SpaceX Starlink Already Matches Cable Broadband Internet Service

US SpaceX Starlink users are getting 100 to 203 Mbps on downlink and around 15 to 33 Mbps on uplink. Latency varies between 20 to 45 milliseconds.

There is a startup purchase cost for a Starlink terminal. The terminal costs $499.

There about about 800-900 Starlink satellites currently and a full northern hemisphere deployment will be with about 4200 satellites and this could mostly be deployed by the end of 2021. There will then be an expansion to 12000 satellites for global coverage.

Performance downlink, uplink and latency should all improve with the wider satellite deployments.

SpaceX Starlink will be competitive for any area that does not have the best fiber. Starlink will be a valid alternative for internet cable and DSL services. Starlink will have limitations on the number of customers in some areas. This level of service will enable SpaceX Starlink to capture large segments of the internet consumer and business markets.

Starlink will have nearly complete global coverage which will make them dominant in rural areas and for mobile applications (ships, planes, trains, trucks, etc…). They will also be very competitive in smaller urban and suburban areas as the system is built out.

SOURCES- SpaceX, Techspot
Written by Brian Wang,

11 thoughts on “SpaceX Starlink Already Matches Cable Broadband Internet Service”

  1. 15 mins south of the San Francisco Bay area, tech capital of the world, stuck with 10mbit down < 1 mbit up dsl. Way to rub it in, europe.

  2. I can get 500 Mbit for 10 bucks here on fiber (in Europe), or at a more expensive provider 2000 Mbit (yes, 2 Gbit) for 20 bucks. Obviously with no upfront costs.
    This service won't be really popular here, maybe in special usecases.

  3. I can see how they'd not be able to afford Manhattanites buying them in Montana, and then going home. But they'd have to be at least a bit relaxed about location, they were bragging about how it would work in a moving vehicle.

    Maybe a roaming mode that gave you lower priority than fixed installations, and stopped working altogether in areas with more than a certain concentration of subscribers.

  4. Outside of rural areas there will have to be some kind of cap or throttling as there is only so much throughput per satellite.

  5. Apparently Starlink are geo-locking the terminals, likely to dissuade people from signing up in one are to move to another. They need to manage their capacity carefully.

  6. This looks very promising. If the full system can achieve 100 Mbps up and down, 20 ms, $100/mo, and no data caps, then it will be used by far more than just rural people. I have decent fiber, but I would switch.

    I do wonder about data caps. I haven’t heard whether it will be unlimited data or not.

  7. Yep. They don't see the satellites as something that needs to be launched by some date and be done with it, but as a continuously improving, growing infrastructure.

    That comes from having a launcher company in-house, but also from a plan.
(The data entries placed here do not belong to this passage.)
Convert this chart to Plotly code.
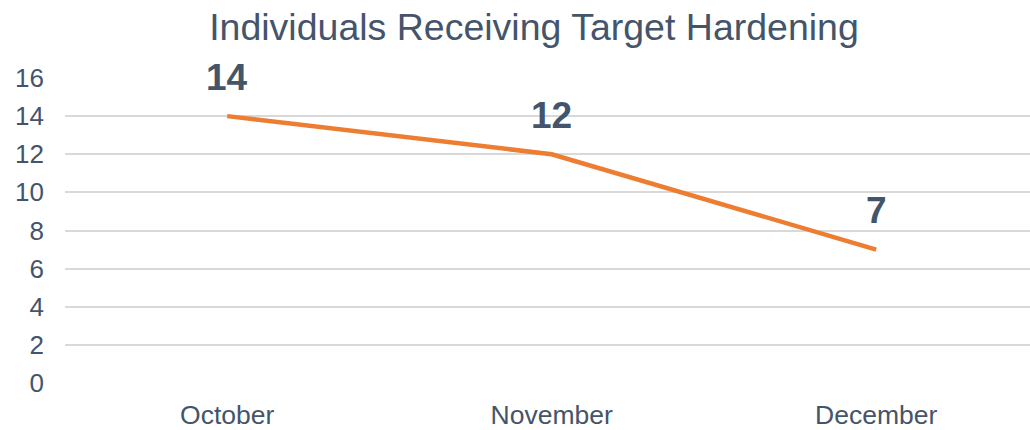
import plotly.graph_objects as go

months = ["October", "November", "December"]
values = [14, 12, 7]
y_ticks = [0, 2, 4, 6, 8, 10, 12, 14, 16]

TXT = "#44546A"
FONT = "Liberation Sans, Arial, sans-serif"

W, H = 1030, 430

fig = go.Figure()
fig.add_trace(go.Scatter(
    x=list(range(len(months))), y=values, mode="lines",
    line=dict(color="#ED7D31", width=4.5), hoverinfo="skip",
))

for i, v in enumerate(values):
    fig.add_annotation(x=i, y=v, text=f"<b>{v}</b>", showarrow=False,
                       yshift=39, font=dict(size=37, color=TXT, family=FONT))

fig.update_layout(
    width=W, height=H,
    margin=dict(l=65, r=0, t=78, b=45),
    paper_bgcolor="white", plot_bgcolor="white",
    showlegend=False,
    title=dict(text="Individuals Receiving Target Hardening",
               x=534 / W, xref="container", xanchor="center",
               y=1 - 26.5 / H, yref="container", yanchor="middle",
               font=dict(size=37.5, color=TXT, family=FONT)),
    xaxis=dict(range=[-0.5, 2.474], tickmode="array",
               tickvals=list(range(len(months))), ticktext=months,
               showgrid=False, zeroline=False, showline=False,
               tickfont=dict(size=26.5, color=TXT, family=FONT),
               ticks="", ticklabelstandoff=13),
    yaxis=dict(range=[0, 16], tickmode="array", tickvals=y_ticks,
               showgrid=True, gridcolor="#D9D9D9", gridwidth=1.5,
               zeroline=False, showline=False, ticks="",
               tickfont=dict(size=26, color=TXT, family=FONT),
               ticklabelstandoff=20),
)

fig.write_html("out.html", config={"displayModeBar": False},
               post_script="document.body.style.margin='0';document.body.style.overflow='hidden';")
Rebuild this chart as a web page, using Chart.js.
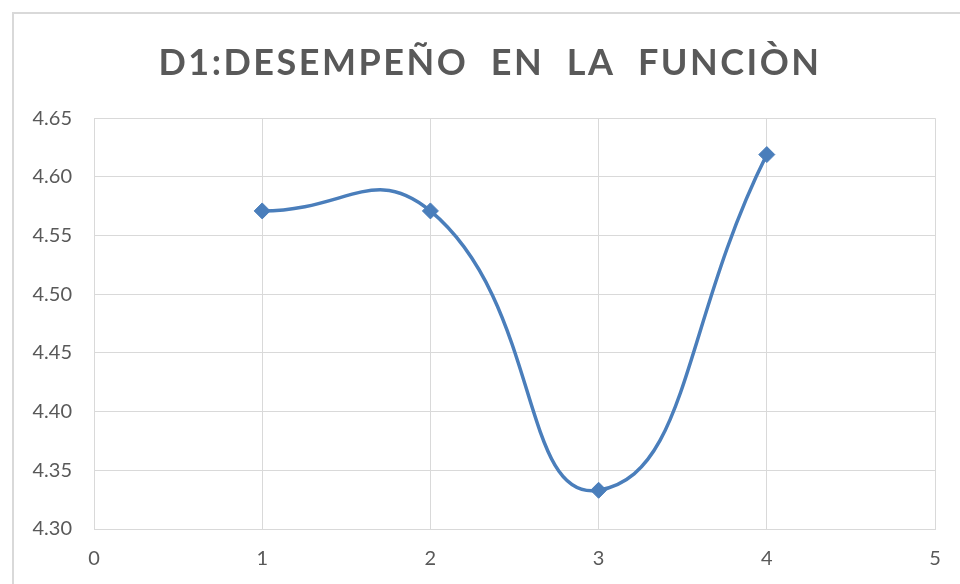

  8. The capabilities of each satellite will also grow including inter-satellite laser links. It’s an advantage of short working lifespan and SpaceX’s growing launch capability that every aspect of the system will improve iteratively. SpaceX will continuously mass produce and launch new generations.

  9. Depending on the monthly charge, I might drop my current cable internet in favor of Starlink. Honestly, the 70Mbps I'm getting with it is more than adequate, but the portability would be welcome, and I wouldn't mind my money heading SpaceX's way.

    I have a friend out in the country who's very eager, though, as the best he can get is DSL.

  10. Under-promise and over-deliver. Good way to impress and earn customer loyalty.

    Let's hope these speeds are maintained after the beta release.

    The satellite constellation is just taking off, and the capabilities will certainly grow with more satellites, but so will the amount of end users.